Seamless Runtime Migration from Virtual Machines to Containers with eBPF Tracing

Research question and methodology

The central research question is: "How can VM workloads be seamlessly migrated to containerized environments during runtime?"
The research answers this question by analyzing the limitations of existing state-of-the-art migration tools and proposing a new methodology to overcome them. A quantitative approach was chosen, analyzing metrics such as container image size, migration time, and performance overhead to evaluate the effectiveness of the proposed framework.

Research design and techniques

The study introduces a controller-agent framework that uses eBPF (extended Berkeley Packet Filter) for dynamic system call tracing on the source VM. This allows for highly accurate identification of an application's runtime dependencies. This is a clear difference from existing tools, which often rely on static analysis and migrate the entire VM file system. The framework is designed to be compatible with all Debian-based Linux systems and has been evaluated with several popular applications, including NGINX, MariaDB, and Redis. The performance of the framework has been compared to industrial tools such as AWS App2Container and Google Migrate Containers.

Results: efficiency gains versus overhead considerations

The results demonstrate the dual nature of the proposed migration technique. On the one hand, the framework achieves a significant reduction in "container bloat," with container image sizes reduced by 49.7% to 92.5% compared to the original VM disk usage. This leads to a sharp decrease in artifact generation and image build times, with reductions of 56.9% to 96.0% and 41.3% to 96.4%, respectively, compared to Google Migrate Containers.

On the other hand, tracing and migrating a running application introduces CPU overhead on the source VM. This overhead can be significant in resource-constrained environments.

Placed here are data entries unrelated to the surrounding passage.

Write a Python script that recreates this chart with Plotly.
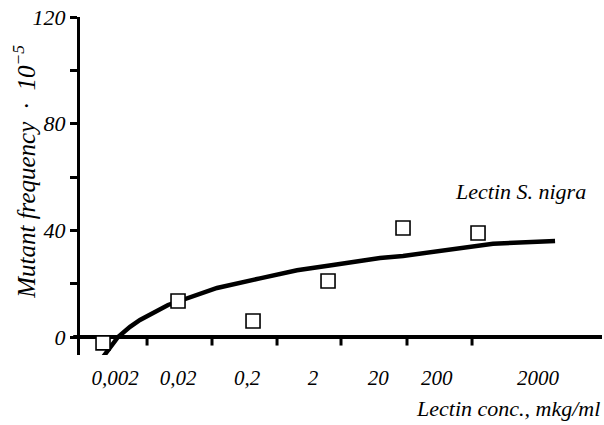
import plotly.graph_objects as go

# Data (x as position index along the concentration axis)
point_x = [0, 1, 2, 3, 4, 5]
point_y = [-2.2, 13.5, 6.0, 21.0, 40.9, 39.0]

curve_x = [0.0, 0.093, 0.2, 0.36, 0.493, 0.867, 1.16, 1.52, 2.093, 2.587, 3.067, 3.693, 4.0, 4.627, 5.2, 6.027]
curve_y = [-7.5, -4.0, 0.0, 3.8, 6.4, 12.0, 15.0, 18.4, 22.0, 25.0, 27.0, 29.6, 30.4, 33.0, 35.0, 36.0]

xtick_pos = [0.587, 1.453, 2.32, 3.173, 4.053, 4.92]
xlabel_pos = [0.16, 1.0, 1.92, 2.8, 3.67, 4.45, 5.8]
xlabel_text = ["0,002", "0,02", "0,2", "2", "20", "200", "2000"]
ytick_vals = [0, 40, 80, 120]
yminor_vals = [20, 60, 100]

FONT = "Liberation Serif"

fig = go.Figure()

# x-axis tick marks drawn at y = 0
tx, ty = [], []
for t in xtick_pos:
    tx += [t, t, None]
    ty += [0, -3.2, None]
fig.add_trace(go.Scatter(x=tx, y=ty, mode="lines",
                         line=dict(color="black", width=3),
                         hoverinfo="skip", showlegend=False))

fig.add_trace(go.Scatter(x=curve_x, y=curve_y, mode="lines",
                         line=dict(color="black", width=4.5),
                         showlegend=False))

fig.add_trace(go.Scatter(x=point_x, y=point_y, mode="markers",
                         marker=dict(symbol="square", size=14, color="white",
                                     line=dict(color="black", width=1.6)),
                         showlegend=False))

fig.add_shape(type="line", xref="paper", yref="y", x0=-0.013, x1=1, y0=0, y1=0,
              line=dict(color="black", width=4), layer="below")

fig.update_layout(
    width=604, height=425,
    margin=dict(l=80, r=2, t=17, b=70),
    paper_bgcolor="white", plot_bgcolor="white",
    font=dict(family=FONT, size=20, color="black"),
    xaxis=dict(range=[-0.307, 6.653], showgrid=False, zeroline=False,
               showline=False, tickmode="array", tickvals=xlabel_pos,
               ticktext=["<i>%s</i>" % t for t in xlabel_text],
               ticks="outside", ticklen=4, tickcolor="rgba(0,0,0,0)",
               tickfont=dict(family=FONT, size=21)),
    yaxis=dict(range=[-6.75, 120], showgrid=False, zeroline=False,
               showline=True, linecolor="black", linewidth=3,
               tickmode="array", tickvals=ytick_vals,
               ticktext=["<i>%d</i>" % v for v in ytick_vals],
               ticks="outside", ticklen=7, tickwidth=3, tickcolor="black",
               minor=dict(tickvals=yminor_vals, ticks="outside", ticklen=7,
                          tickwidth=3, tickcolor="black"),
               tickfont=dict(family=FONT, size=22)),
    annotations=[
        dict(text="<i>Lectin S. nigra</i>", xref="x", yref="y", x=4.667, y=54.4,
             xanchor="left", yanchor="middle", showarrow=False,
             font=dict(family=FONT, size=22)),
        dict(text="<i>Lectin conc., mkg/ml</i>", xref="paper", yref="paper",
             x=1, y=-0.157, xanchor="right", yanchor="middle", showarrow=False,
             font=dict(family=FONT, size=22)),
        dict(text="<i>Mutant frequency&nbsp;&nbsp;·&nbsp;&nbsp;10<sup>−5</sup></i>",
             xref="paper", yref="y",
             x=-0.107, y=62, xanchor="center", yanchor="middle", textangle=-90,
             showarrow=False, font=dict(family=FONT, size=25)),
    ],
)

fig.write_html("out.html", config={"displayModeBar": False},
               post_script="document.body.style.margin='0';")
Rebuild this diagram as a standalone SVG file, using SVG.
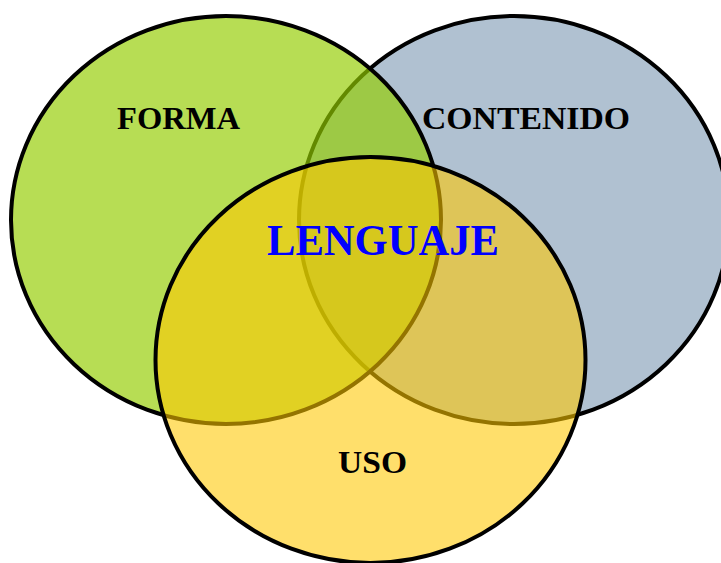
<svg xmlns="http://www.w3.org/2000/svg" width="721" height="563" viewBox="0 0 721 563">
  <style>
    .circle { stroke: #000000; stroke-width: 4; }
    .label { font-family: "Palatino Linotype", "Book Antiqua", Palatino, "Liberation Serif", "DejaVu Serif", serif; font-weight: bold; text-anchor: middle; fill: #000000; }
    .small { font-size: 31px; }
    .big { font-size: 44px; fill: #0000ff; }
  </style>
  <rect width="721" height="563" fill="#ffffff"/>
  <g id="contenido">
    <ellipse class="circle" cx="514" cy="220" rx="215" ry="204" fill="#b0c1d1"/>
    <text class="label small" x="526" y="129" textLength="208" lengthAdjust="spacingAndGlyphs">CONTENIDO</text>
  </g>
  <g id="forma">
    <ellipse class="circle" cx="226" cy="220" rx="215" ry="204" fill="#93cc00" fill-opacity="0.67"/>
    <text class="label small" x="178.5" y="129" textLength="123" lengthAdjust="spacingAndGlyphs">FORMA</text>
  </g>
  <g id="uso">
    <ellipse class="circle" cx="370.5" cy="360" rx="215" ry="203" fill="#ffc800" fill-opacity="0.58"/>
    <text class="label small" x="372.5" y="473" textLength="69" lengthAdjust="spacingAndGlyphs">USO</text>
  </g>
  <g id="lenguaje">
    <text class="label big" x="383" y="255" textLength="232" lengthAdjust="spacingAndGlyphs">LENGUAJE</text>
  </g>
</svg>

Implications and future research

The research highlights the potential of eBPF-based dynamic analysis for efficient VM-to-container migration. The proposed framework offers a more streamlined and less bloated alternative to existing industrial solutions, making it better suited for live migration scenarios. At the same time, limitations are acknowledged, such as possible performance degradation on the source VM and the need for manual intervention in specific cases. Future research could focus on further reducing container bloat, integrating with container debloating tools, and exploring Unikernels to further increase efficiency.